Fortunately there were stretches of road, generally when there was a slight gradient, where the surface was well-drained, hard, and flat, and going was good. But invariably at the foot of every slope, or at the dip between two hills, there was a stretch of excruciating "agony" that would reduce the most defiant motor-cyclist to submission.
Thus it was for eighty or ninety miles. The truth began to dawn on me that a fellow has to be a "tough guy" to motor in these parts. Sometimes I would stop and rest awhile to let an occasional car get by. It was funny to see how they all went! The big heavy touring car would roll along as if to devour all that came its way. It would meet a nasty patch and with broken dignity would heave and sigh from side to side as it slowly crawled on bottom gear over the ridges and furrows; and then it would rear proudly into the air as it surmounted some huge lump of solid mud and suddenly flop down with a dull thud on the bottom of the springs as it plunged into the hollow beyond. One could hear every joint groan under the strain and could sometimes see the bottom of the engine scrape ridges in the chunks of earth and watch the little bits knocked off an unfriendly obstruction as the back axle dragged its weary way along.
And then perchance would come some cheeky Ford, the essence of impudence as opposed to the dignity of its wealthier brethren. With a hop, skip, and a jump, it would scramble over the furrows, swinging gaily from side to side, wagging its tail in the air and rattling in every sinew as only a Ford knows how!

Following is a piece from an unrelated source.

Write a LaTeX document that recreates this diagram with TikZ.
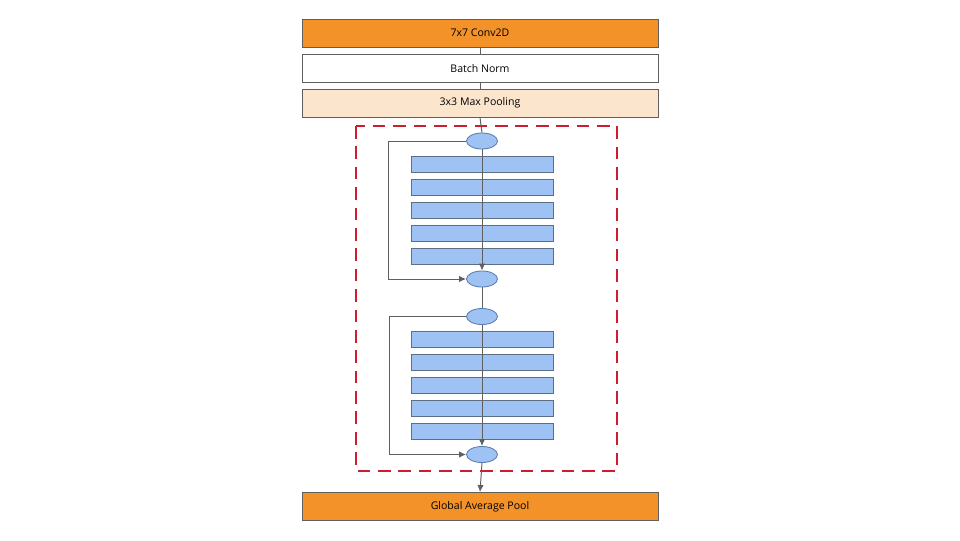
\documentclass[tikz,border=0pt]{standalone}
\usepackage{fontspec}
\setmainfont{Open Sans}
\usetikzlibrary{arrows.meta,shapes.geometric}
\definecolor{convorange}{HTML}{F39229}
\definecolor{poolpeach}{HTML}{FCE5CD}
\definecolor{layerblue}{HTML}{9FC2F4}
\definecolor{layeredge}{HTML}{5E6E84}
\definecolor{addedge}{HTML}{5A7DB0}
\definecolor{blockred}{HTML}{CC1E2E}
\definecolor{wiregray}{HTML}{5F5F5F}
\newlength{\StageWidth}
\newlength{\StageHeight}
\newlength{\LayerWidth}
\newlength{\LayerHeight}
\setlength{\StageWidth}{89mm}
\setlength{\StageHeight}{7mm}
\setlength{\LayerWidth}{35.5mm}
\setlength{\LayerHeight}{4mm}
\tikzset{
  stage/.style={draw=wiregray, line width=0.6pt, rectangle, minimum width=\StageWidth, minimum height=\StageHeight, inner sep=0pt, font=\fontsize{7.5}{9}\selectfont},
  layer/.style={draw=layeredge, fill=layerblue, line width=0.6pt, rectangle, minimum width=\LayerWidth, minimum height=\LayerHeight, inner sep=0pt},
  add op/.style={draw=addedge, fill=layerblue, line width=0.6pt, ellipse, minimum width=7.75mm, minimum height=4mm, inner sep=0pt},
  wire/.style={draw=wiregray, line width=0.7pt},
  res block/.style={draw=blockred, line width=1.8pt, dash pattern=on 9pt off 5.5pt}
}

\begin{document}
\begin{tikzpicture}[x=0.025cm, y=-0.025cm, >={Latex[length=5pt,width=4.5pt]}]
  \useasboundingbox (0,0) rectangle (960,540);

  \node[stage, fill=convorange] (conv) at (480,33) {7x7 Conv2D};
  \node[stage, fill=white] (bn) at (480,68.5) {Batch Norm};
  \node[stage, fill=poolpeach] (pool) at (480,103) {3x3 Max Pooling};

  \draw[res block] (356,126) rectangle (617,471);

  \node[add op] (s1in)  at (482,141) {};
  \node[add op] (s1out) at (482,279) {};
  \node[add op] (s2in)  at (482,316.5) {};
  \node[add op] (s2out) at (482,454.5) {};

  \foreach \i in {1,...,5} {
    \node[layer] (blk1-\i) at (482,{164+23*(\i-1)}) {};
    \node[layer] (blk2-\i) at (482,{339.5+23*(\i-1)}) {};
  }

  \node[stage, fill=convorange] (gap) at (480,506.5) {Global Average Pool};

  \coordinate (skip1) at (388,141);
  \coordinate (skip2) at (389,316.5);

  \draw[wire] (conv.south) -- (bn.north);
  \draw[wire] (bn.south) -- (pool.north);
  \draw[wire] (pool.south) -- (s1in.north);
  \draw[wire, ->] (s1in.south) -- (s1out.north);
  \draw[wire, ->] (s1in.west) -- (skip1) |- (s1out.west);
  \draw[wire] (s1out.south) -- (s2in.north);
  \draw[wire, ->] (s2in.south) -- (s2out.north);
  \draw[wire, ->] (s2in.west) -- (skip2) |- (s2out.west);
  \draw[wire, ->] (s2out.south) -- (gap.north);
\end{tikzpicture}
\end{document}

But the "Flivvers" got through easier than any.
The worst patch I struck was near the small town of Hume. I have never seen in the space of 200 yards a more apt imitation of a volcanic lava-bed. The thick mud of two days before had been churned up into the most fantastic shapes that ever a main highway has taken. Every square inch of the ninety-foot-wide road bore signs of the passage of some vehicle or other. Some of the ruts were so deep that the machine rested on the engine and the frame and not on the wheels at all. Pushing it anywhere but in one of the best ruts was impossible. When the rut got too deep, I had to lift up the back of the machine bodily and wheel it foot by foot, while the rut took the front wheel whither it listed. Here and there were signs where car-drivers, in similar predicaments, but a day or two before, when the mud was not yet baked quite hard, had shovelled away large quantities of the road to allow the engine and chassis to clear. Half-way through was a large hole, deep and broad enough to allow a small car to be hidden therein from view. In this hole the mud was still soft and plastic. A good Samaritan of the road had procured a piece of old corrugated iron from somewhere and propped it against two poles to warn any others who might follow of its presence.
Lifting four-cwt. Lizzie across this whole stretch took three-quarters of an hour all told, and at the end I was faint with exhaustion. The sun was never hotter and I never perspired more, not even in the middle of the Mohave Desert in California, where the thermometer rises up to 140 degrees or more! I begged a glass of milk from a farmhouse a mile farther on, and thanked God that He made cows and that I was still alive to appreciate them!
And thus we toiled and thus we spun for many miles until late in the afternoon, when I came to parts where the sun had not yet had time to do its work. Every inch of the road was thick, black, slimy mud; mud that stinks with a smell peculiar to itself alone; mud that clings to the tyres and wedges in the forks and fouls the chains and blocks the wheels; mud indeed that sticketh closer than a brother. I stopped at a ramshackle little village of a few dozen shops and houses, all made of wood, and boasting the name of "Murdock," to partake of afternoon tea. Outside an old rickety "store" (this term includes any conceivable kind of retail shop in America), I saw a notice: "Henry T. Hodges, Justice of the Peace; Dry Goods Store; General Merchandise; Post Office; Real Estate; Refreshments."
An awkward stretch of road in Indiana.